[Start of SUPPLIED INFORMATION]

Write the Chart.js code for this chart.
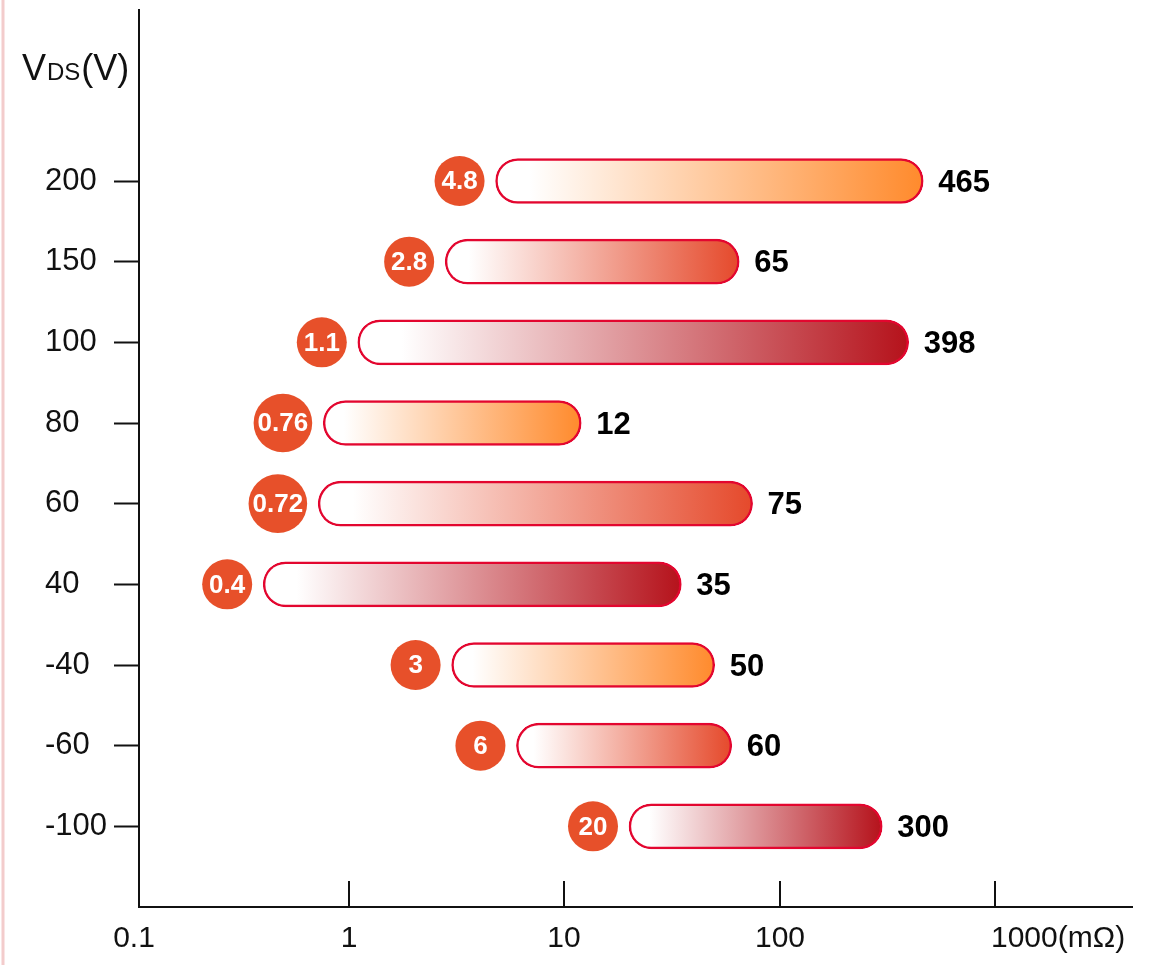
<!DOCTYPE html>
<html>
<head>
<meta charset="utf-8">
<script src="https://cdn.jsdelivr.net/npm/chart.js@4/dist/chart.umd.min.js"></script>
<style>
  html, body { margin: 0; padding: 0; background: #fff; }
  #wrap { width: 1152px; height: 965px; }
</style>
</head>
<body>
<div id="wrap"><canvas id="chart" width="1152" height="965"></canvas></div>
<script>
// Drain-source voltage classes (rows, top to bottom)
const vdsLabels = ['200', '150', '100', '80', '60', '40', '-40', '-60', '-100'];
// On-resistance range per voltage class, in milliohms
const ronMin = [4.8, 2.8, 1.1, 0.76, 0.72, 0.4, 3, 6, 20];
const ronMax = [465, 65, 398, 12, 75, 35, 50, 60, 300];
// Resistance axis ticks
const xTickValues = [0.1, 1, 10, 100, 1000];
const xTickLabels = ['0.1', '1', '10', '100', '1000(mΩ)'];

// Styling
const FONT = '"Liberation Sans", Arial, Helvetica, sans-serif';
const ORANGE = '#ff8a2c', RED = '#e5492b', DARK = '#b5121b';
const rowColors = [ORANGE, RED, DARK, ORANGE, RED, DARK, ORANGE, RED, DARK];
const BORDER = '#e3062f';
const DOT = '#e7502a';

const barData = vdsLabels.map((_, i) => ({ x: [ronMin[i], ronMax[i]], y: i }));

function barGradient(ctx) {
  const chart = ctx.chart;
  const xs = chart.scales.x;
  if (!chart.chartArea || !xs || ctx.dataIndex === undefined) return rowColors[0];
  const i = ctx.dataIndex;
  const x0 = xs.getPixelForValue(ronMin[i]);
  const x1 = xs.getPixelForValue(ronMax[i]);
  const g = chart.ctx.createLinearGradient(x0, 0, x1, 0);
  g.addColorStop(0, '#ffffff');
  g.addColorStop(0.08, '#ffffff');
  g.addColorStop(1, rowColors[i]);
  return g;
}

const decorations = {
  id: 'decorations',
  beforeDraw(chart) {
    const c = chart.ctx;
    c.save();
    c.fillStyle = '#ffffff';
    c.fillRect(0, 0, chart.width, chart.height);
    c.strokeStyle = '#f3cccc';
    c.lineWidth = 3;
    c.beginPath();
    c.moveTo(3, 0);
    c.lineTo(3, chart.height);
    c.stroke();
    c.restore();
  },
  afterDatasetsDraw(chart) {
    const c = chart.ctx;
    const meta = chart.getDatasetMeta(0);
    c.save();
    meta.data.forEach((bar, i) => {
      const start = Math.min(bar.base, bar.x);
      const end = Math.max(bar.base, bar.x);
      const y = bar.y;
      // min value badge
      const txt = String(ronMin[i]);
      c.font = 'bold 26px ' + FONT;
      const w = c.measureText(txt).width;
      const r = Math.max(25, w / 2 + 4);
      const cx = start - 11 - r;
      c.fillStyle = DOT;
      c.beginPath();
      c.arc(cx, y, r, 0, Math.PI * 2);
      c.fill();
      c.fillStyle = '#ffffff';
      c.textAlign = 'center';
      c.textBaseline = 'middle';
      c.fillText(txt, cx, y + 1);
      // max value label
      c.font = 'bold 31px ' + FONT;
      c.fillStyle = '#000000';
      c.textAlign = 'left';
      c.fillText(String(ronMax[i]), end + 15, y + 2);
    });
    c.restore();
  },
  afterDraw(chart) {
    const c = chart.ctx;
    const xs = chart.scales.x;
    const area = chart.chartArea;
    c.save();
    // x tick marks (inside, pointing up) and labels
    c.strokeStyle = '#111111';
    c.lineWidth = 2;
    c.fillStyle = '#111111';
    c.font = '30px ' + FONT;
    c.textBaseline = 'alphabetic';
    xTickValues.forEach((v, k) => {
      const px = Math.round(xs.getPixelForValue(v));
      if (v > xTickValues[0]) {
        c.beginPath();
        c.moveTo(px, area.bottom);
        c.lineTo(px, area.bottom - 26);
        c.stroke();
      }
      if (k === xTickValues.length - 1) {
        c.textAlign = 'left';
        c.fillText(xTickLabels[k], px - 4, 947);
      } else {
        c.textAlign = 'center';
        c.fillText(xTickLabels[k], px, 947);
      }
    });
    // axis title V_DS(V)
    c.textAlign = 'left';
    let x = 22;
    c.font = '36px ' + FONT;
    c.fillText('V', x, 80);
    x += c.measureText('V').width + 1;
    c.font = '24px ' + FONT;
    c.fillText('DS', x, 80);
    x += c.measureText('DS').width + 1;
    c.font = '36px ' + FONT;
    c.fillText('(V)', x, 80);
    c.restore();
  }
};

new Chart(document.getElementById('chart'), {
  type: 'bar',
  data: {
    datasets: [{
      data: barData,
      backgroundColor: barGradient,
      borderColor: BORDER,
      borderWidth: 2.5,
      borderSkipped: false,
      borderRadius: 23,
      barThickness: 45
    }]
  },
  options: {
    indexAxis: 'y',
    responsive: false,
    animation: false,
    layout: { padding: { left: 45, top: 10, right: 20, bottom: 0 } },
    plugins: { legend: { display: false }, tooltip: { enabled: false } },
    scales: {
      x: {
        type: 'logarithmic',
        position: 'bottom',
        min: 0.106,
        max: 4335,
        grid: { display: false },
        ticks: { display: false },
        border: { display: true, color: '#111111', width: 2 },
        afterFit(scale) {
          scale.height = 58;
          scale.paddingLeft = 0;
          scale.paddingRight = 0;
        }
      },
      y: {
        type: 'linear',
        position: 'left',
        reverse: true,
        offset: false,
        min: -2.12,
        max: 9.0,
        afterBuildTicks(scale) {
          scale.ticks = vdsLabels.map((_, i) => ({ value: i }));
        },
        afterFit(scale) {
          scale.width = 94;
          scale.paddingTop = 0;
          scale.paddingBottom = 0;
        },
        grid: {
          offset: false,
          drawOnChartArea: false,
          drawTicks: true,
          tickLength: 25,
          tickWidth: 2,
          tickColor: '#111111',
          color: '#111111'
        },
        border: { display: true, color: '#111111', width: 2 },
        ticks: {
          crossAlign: 'far',
          color: '#111111',
          font: { family: FONT, size: 31 },
          callback: (v) => vdsLabels[v] !== undefined ? vdsLabels[v] : ''
        }
      }
    }
  },
  plugins: [decorations]
});
</script>
</body>
</html>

[End of SUPPLIED INFORMATION]

WRITTEN REQUEST. Your task is an exact transcription of all the data, minus the pictures.

CORRECT ANSWER.
Write the Chart.js code for this chart.
<!DOCTYPE html>
<html>
<head>
<meta charset="utf-8">
<script src="https://cdn.jsdelivr.net/npm/chart.js@4/dist/chart.umd.min.js"></script>
<style>
  html, body { margin: 0; padding: 0; background: #fff; }
  #wrap { width: 1152px; height: 965px; }
</style>
</head>
<body>
<div id="wrap"><canvas id="chart" width="1152" height="965"></canvas></div>
<script>
// Drain-source voltage classes (rows, top to bottom)
const vdsLabels = ['200', '150', '100', '80', '60', '40', '-40', '-60', '-100'];
// On-resistance range per voltage class, in milliohms
const ronMin = [4.8, 2.8, 1.1, 0.76, 0.72, 0.4, 3, 6, 20];
const ronMax = [465, 65, 398, 12, 75, 35, 50, 60, 300];
// Resistance axis ticks
const xTickValues = [0.1, 1, 10, 100, 1000];
const xTickLabels = ['0.1', '1', '10', '100', '1000(mΩ)'];

// Styling
const FONT = '"Liberation Sans", Arial, Helvetica, sans-serif';
const ORANGE = '#ff8a2c', RED = '#e5492b', DARK = '#b5121b';
const rowColors = [ORANGE, RED, DARK, ORANGE, RED, DARK, ORANGE, RED, DARK];
const BORDER = '#e3062f';
const DOT = '#e7502a';

const barData = vdsLabels.map((_, i) => ({ x: [ronMin[i], ronMax[i]], y: i }));

function barGradient(ctx) {
  const chart = ctx.chart;
  const xs = chart.scales.x;
  if (!chart.chartArea || !xs || ctx.dataIndex === undefined) return rowColors[0];
  const i = ctx.dataIndex;
  const x0 = xs.getPixelForValue(ronMin[i]);
  const x1 = xs.getPixelForValue(ronMax[i]);
  const g = chart.ctx.createLinearGradient(x0, 0, x1, 0);
  g.addColorStop(0, '#ffffff');
  g.addColorStop(0.08, '#ffffff');
  g.addColorStop(1, rowColors[i]);
  return g;
}

const decorations = {
  id: 'decorations',
  beforeDraw(chart) {
    const c = chart.ctx;
    c.save();
    c.fillStyle = '#ffffff';
    c.fillRect(0, 0, chart.width, chart.height);
    c.strokeStyle = '#f3cccc';
    c.lineWidth = 3;
    c.beginPath();
    c.moveTo(3, 0);
    c.lineTo(3, chart.height);
    c.stroke();
    c.restore();
  },
  afterDatasetsDraw(chart) {
    const c = chart.ctx;
    const meta = chart.getDatasetMeta(0);
    c.save();
    meta.data.forEach((bar, i) => {
      const start = Math.min(bar.base, bar.x);
      const end = Math.max(bar.base, bar.x);
      const y = bar.y;
      // min value badge
      const txt = String(ronMin[i]);
      c.font = 'bold 26px ' + FONT;
      const w = c.measureText(txt).width;
      const r = Math.max(25, w / 2 + 4);
      const cx = start - 11 - r;
      c.fillStyle = DOT;
      c.beginPath();
      c.arc(cx, y, r, 0, Math.PI * 2);
      c.fill();
      c.fillStyle = '#ffffff';
      c.textAlign = 'center';
      c.textBaseline = 'middle';
      c.fillText(txt, cx, y + 1);
      // max value label
      c.font = 'bold 31px ' + FONT;
      c.fillStyle = '#000000';
      c.textAlign = 'left';
      c.fillText(String(ronMax[i]), end + 15, y + 2);
    });
    c.restore();
  },
  afterDraw(chart) {
    const c = chart.ctx;
    const xs = chart.scales.x;
    const area = chart.chartArea;
    c.save();
    // x tick marks (inside, pointing up) and labels
    c.strokeStyle = '#111111';
    c.lineWidth = 2;
    c.fillStyle = '#111111';
    c.font = '30px ' + FONT;
    c.textBaseline = 'alphabetic';
    xTickValues.forEach((v, k) => {
      const px = Math.round(xs.getPixelForValue(v));
      if (v > xTickValues[0]) {
        c.beginPath();
        c.moveTo(px, area.bottom);
        c.lineTo(px, area.bottom - 26);
        c.stroke();
      }
      if (k === xTickValues.length - 1) {
        c.textAlign = 'left';
        c.fillText(xTickLabels[k], px - 4, 947);
      } else {
        c.textAlign = 'center';
        c.fillText(xTickLabels[k], px, 947);
      }
    });
    // axis title V_DS(V)
    c.textAlign = 'left';
    let x = 22;
    c.font = '36px ' + FONT;
    c.fillText('V', x, 80);
    x += c.measureText('V').width + 1;
    c.font = '24px ' + FONT;
    c.fillText('DS', x, 80);
    x += c.measureText('DS').width + 1;
    c.font = '36px ' + FONT;
    c.fillText('(V)', x, 80);
    c.restore();
  }
};

new Chart(document.getElementById('chart'), {
  type: 'bar',
  data: {
    datasets: [{
      data: barData,
      backgroundColor: barGradient,
      borderColor: BORDER,
      borderWidth: 2.5,
      borderSkipped: false,
      borderRadius: 23,
      barThickness: 45
    }]
  },
  options: {
    indexAxis: 'y',
    responsive: false,
    animation: false,
    layout: { padding: { left: 45, top: 10, right: 20, bottom: 0 } },
    plugins: { legend: { display: false }, tooltip: { enabled: false } },
    scales: {
      x: {
        type: 'logarithmic',
        position: 'bottom',
        min: 0.106,
        max: 4335,
        grid: { display: false },
        ticks: { display: false },
        border: { display: true, color: '#111111', width: 2 },
        afterFit(scale) {
          scale.height = 58;
          scale.paddingLeft = 0;
          scale.paddingRight = 0;
        }
      },
      y: {
        type: 'linear',
        position: 'left',
        reverse: true,
        offset: false,
        min: -2.12,
        max: 9.0,
        afterBuildTicks(scale) {
          scale.ticks = vdsLabels.map((_, i) => ({ value: i }));
        },
        afterFit(scale) {
          scale.width = 94;
          scale.paddingTop = 0;
          scale.paddingBottom = 0;
        },
        grid: {
          offset: false,
          drawOnChartArea: false,
          drawTicks: true,
          tickLength: 25,
          tickWidth: 2,
          tickColor: '#111111',
          color: '#111111'
        },
        border: { display: true, color: '#111111', width: 2 },
        ticks: {
          crossAlign: 'far',
          color: '#111111',
          font: { family: FONT, size: 31 },
          callback: (v) => vdsLabels[v] !== undefined ? vdsLabels[v] : ''
        }
      }
    }
  },
  plugins: [decorations]
});
</script>
</body>
</html>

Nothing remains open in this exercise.